Jörga pierwszy raz spróbowałem na degustacji zorganizowanej przez Śląski Oddział PSPD w Rybniku. To wędzone piwo marcowe bucha wręcz połączeniem szynki i ogniska. Na początku wydaje się słodkawe, a na koniec zostawia wytrawny posmak. Jest też wyraźnie gorzkie. Fajne! Moja ocena: 3.8/5. Warto tu nadmienić, że Dominik tym piwem zajął drugie miejsce w tegorocznym Warszawskim Konkursie Piw Domowych.


Na Trzecią Falę jarałem się bardzo, ale to bardzo. To Wild&Funky Belgian Tripel. Zapach elegancko łączy charakterystyczną intensywną końską derkę z nutami przypraw i moreli. Pachnie pięknie! W smaku jest lekko kwaśne, dzikie, ciut jogurtowe, a w posmaku niestety ciut puste. Ogólnie przyjemne, dobre ciało, wytrawne. Chyba swój najlepszy czas ma już za sobą. Moja ocena: 3.4/5.

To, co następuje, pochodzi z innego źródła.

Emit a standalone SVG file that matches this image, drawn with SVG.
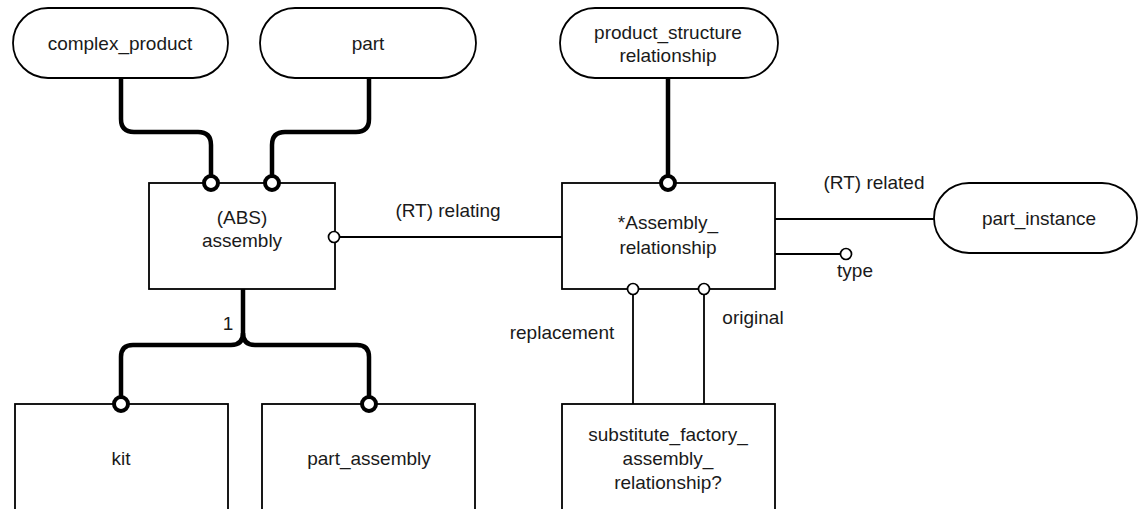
<svg xmlns="http://www.w3.org/2000/svg" width="1138" height="509" viewBox="0 0 1138 509">
<style>
  .box { fill: #fff; stroke: #000; stroke-width: 1.8; }
  .pill { fill: #fff; stroke: #000; stroke-width: 1.8; }
  .t { font-family: "Liberation Sans", Arial, sans-serif; font-size: 19px; fill: #1a1a1a; text-anchor: middle; }
  .thick { fill: none; stroke: #000; stroke-width: 4.5; }
  .thin { fill: none; stroke: #000; stroke-width: 1.8; }
  .bigc { fill: #fff; stroke: #000; stroke-width: 4; }
  .smc { fill: #fff; stroke: #000; stroke-width: 1.7; }
</style>
<rect width="1138" height="509" fill="#fff"/>

<g id="connectors">
  <path class="thick" d="M121,78 V119 Q121,132 134,132 H198 Q211,132 211,145 V183"/>
  <path class="thick" d="M369,78 V119 Q369,132 356,132 H285 Q272,132 272,145 V183"/>
  <path class="thick" d="M668,78 V183"/>
  <path class="thick" d="M243,289 V333 Q243,345 231,345 H133 Q121,345 121,357 V404"/>
  <path class="thick" d="M243,333 Q243,345 255,345 H357 Q369,345 369,357 V404"/>
  <path class="thin" d="M339,237 H562"/>
  <path class="thin" d="M775,219 H934"/>
  <path class="thin" d="M775,254 H840"/>
  <path class="thin" d="M633,294 V404"/>
  <path class="thin" d="M704,294 V404"/>
  <text class="t" x="448" y="217">(RT) relating</text>
  <text class="t" x="874" y="189">(RT) related</text>
  <text class="t" x="855" y="277">type</text>
  <text class="t" x="562" y="339">replacement</text>
  <text class="t" x="753" y="324">original</text>
  <text class="t" x="228" y="330">1</text>
</g>

<g id="complex_product">
  <rect class="pill" x="13" y="8" width="215" height="70" rx="35" ry="35"/>
  <text class="t" x="120" y="50">complex_product</text>
</g>
<g id="part">
  <rect class="pill" x="260" y="8" width="216" height="70" rx="35" ry="35"/>
  <text class="t" x="368" y="50">part</text>
</g>
<g id="product_structure_relationship">
  <rect class="pill" x="560" y="8" width="218" height="70" rx="35" ry="35"/>
  <text class="t" x="668" y="39">product_structure</text>
  <text class="t" x="668" y="62">relationship</text>
</g>
<g id="part_instance">
  <rect class="pill" x="934" y="183" width="203" height="70" rx="35" ry="35"/>
  <text class="t" x="1039" y="225">part_instance</text>
</g>
<g id="assembly">
  <rect class="box" x="149" y="183" width="186" height="106"/>
  <text class="t" x="242" y="224">(ABS)</text>
  <text class="t" x="242" y="247">assembly</text>
</g>
<g id="assembly_relationship">
  <rect class="box" x="562" y="183" width="213" height="106"/>
  <text class="t" x="668" y="229">*Assembly_</text>
  <text class="t" x="668" y="254">relationship</text>
</g>
<g id="kit">
  <rect class="box" x="15" y="404" width="213" height="120"/>
  <text class="t" x="121" y="465">kit</text>
</g>
<g id="part_assembly">
  <rect class="box" x="262" y="404" width="213" height="120"/>
  <text class="t" x="369" y="465">part_assembly</text>
</g>
<g id="substitute_factory_assembly_relationship">
  <rect class="box" x="562" y="404" width="213" height="120"/>
  <text class="t" x="668" y="441">substitute_factory_</text>
  <text class="t" x="668" y="465">assembly_</text>
  <text class="t" x="668" y="489">relationship?</text>
</g>

<g id="end-markers">
  <circle class="bigc" cx="211" cy="183" r="7"/>
  <circle class="bigc" cx="272" cy="183" r="7"/>
  <circle class="bigc" cx="668" cy="183" r="7"/>
  <circle class="bigc" cx="121" cy="404" r="7"/>
  <circle class="bigc" cx="369" cy="404" r="7"/>
  <circle class="smc" cx="334" cy="237" r="5.5"/>
  <circle class="smc" cx="846" cy="254" r="5.5"/>
  <circle class="smc" cx="633" cy="289" r="5.5"/>
  <circle class="smc" cx="704" cy="289" r="5.5"/>
</g>
</svg>
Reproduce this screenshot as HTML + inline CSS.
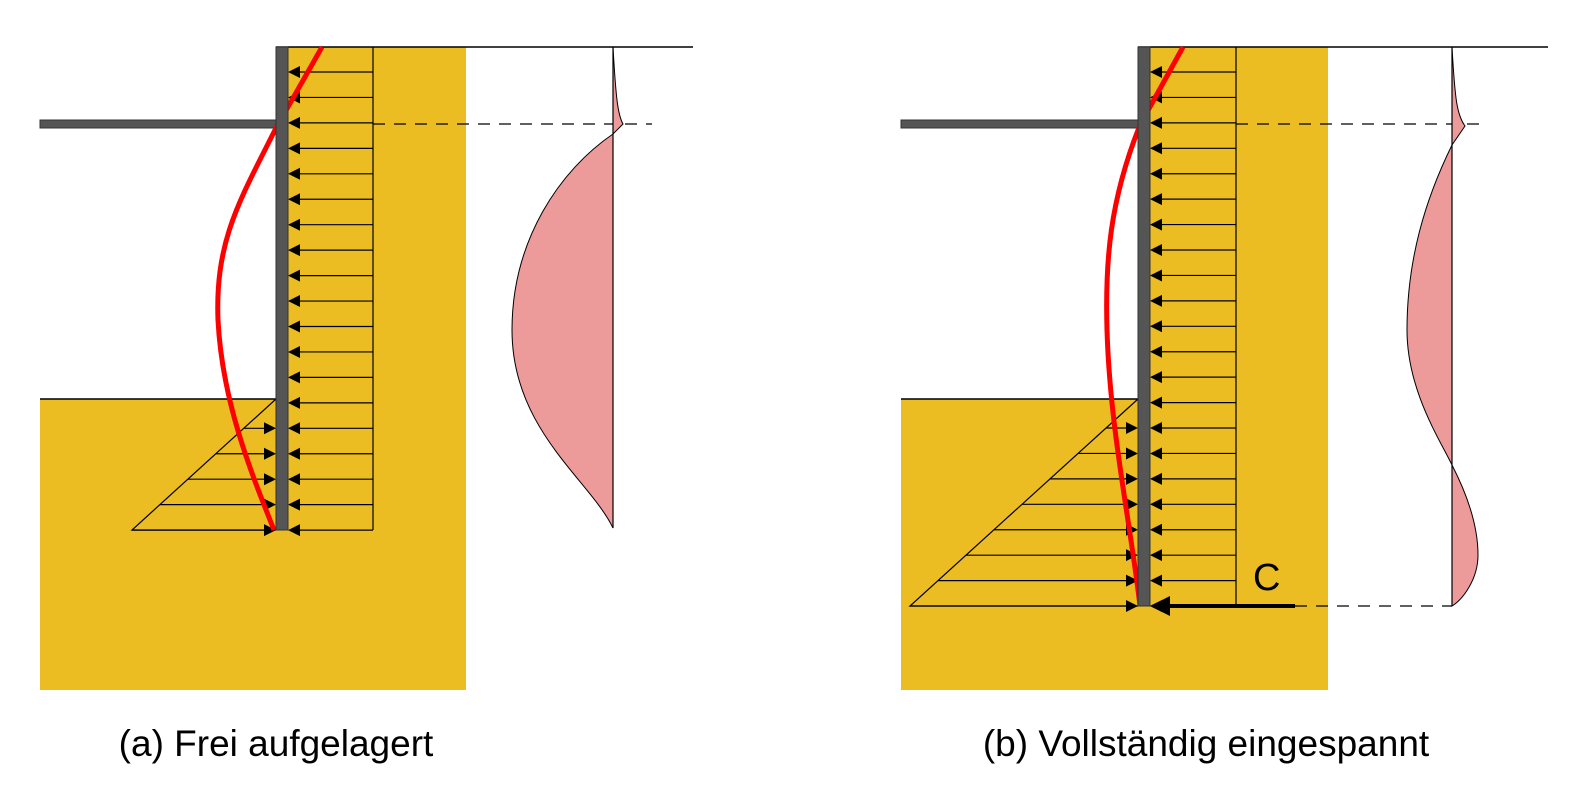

Sztosem okazało się potężne (30° Blg / 12% alko) barleywine i Imperium Kazamatum! Świetne, złożone, pijalne pomimo mocy i bogactwa. Słodycz jest tu dość powściągliwa - choć piwo jest gęste - mocno owocowa, nawet nieco wiśniowa, z lekkimi akcentami drewnianymi. Doskonałe, orzechowe, śliwkowe, bogate. Moja ocena: 4.3/5.

A teraz bonus w postaci piw pitych rok temu, które nieco kurzyły się na dysku, a trzeba przy takiej dobrej okazji o nich wspomnieć. Tak naprawdę dostałem telefon z Kremla. Dzwonił do mnie...


Putin. To zdecydowanie jest najlepsze piwo Dominika, jakie piłem. Mega czekolada, paloność, kawa, nuta wanilii, totalnie gładkie i aksamitne. Powiedziałbym, że to klasyczny, tradycyjny RIS, ale te nieczęsto mają 32° Blg (bez laktozy rzecz jasna). 15% alkoholu jest zupełnie obok. Czadowe piwo. Moja ocena: 4,5/5.


Pasjonata to to leciutkie (9° Blg) berliner weisse z dodatkiem przecieru z marakui. Pite zaraz po również marakujowym Koniu Zwalonym (Browar Dziki Wschód) okazało się zwyczajnie od niego gorsze. Mniej owocowe, mniej kwaśne, słodkawe i zbożowe. Kwasy tak, takie nie. Moja ocena: 2.9/5.


Podróżnik brzmi jak piwo dla mnie? Nie do końca. To pastry. Ale też znacznie bardziej pijalne niż poprzednik. I owocowe też bardziej; słodkawe, ale nie za słodkie. Mocno wychodzą mango i marakuja. Wanilia tylko delikatnie zaznaczona. Fajne. Moja ocena: 3.5/5.

Cóż. Zazdroszczę Dominikowi, że sam sobie robi takie piwa.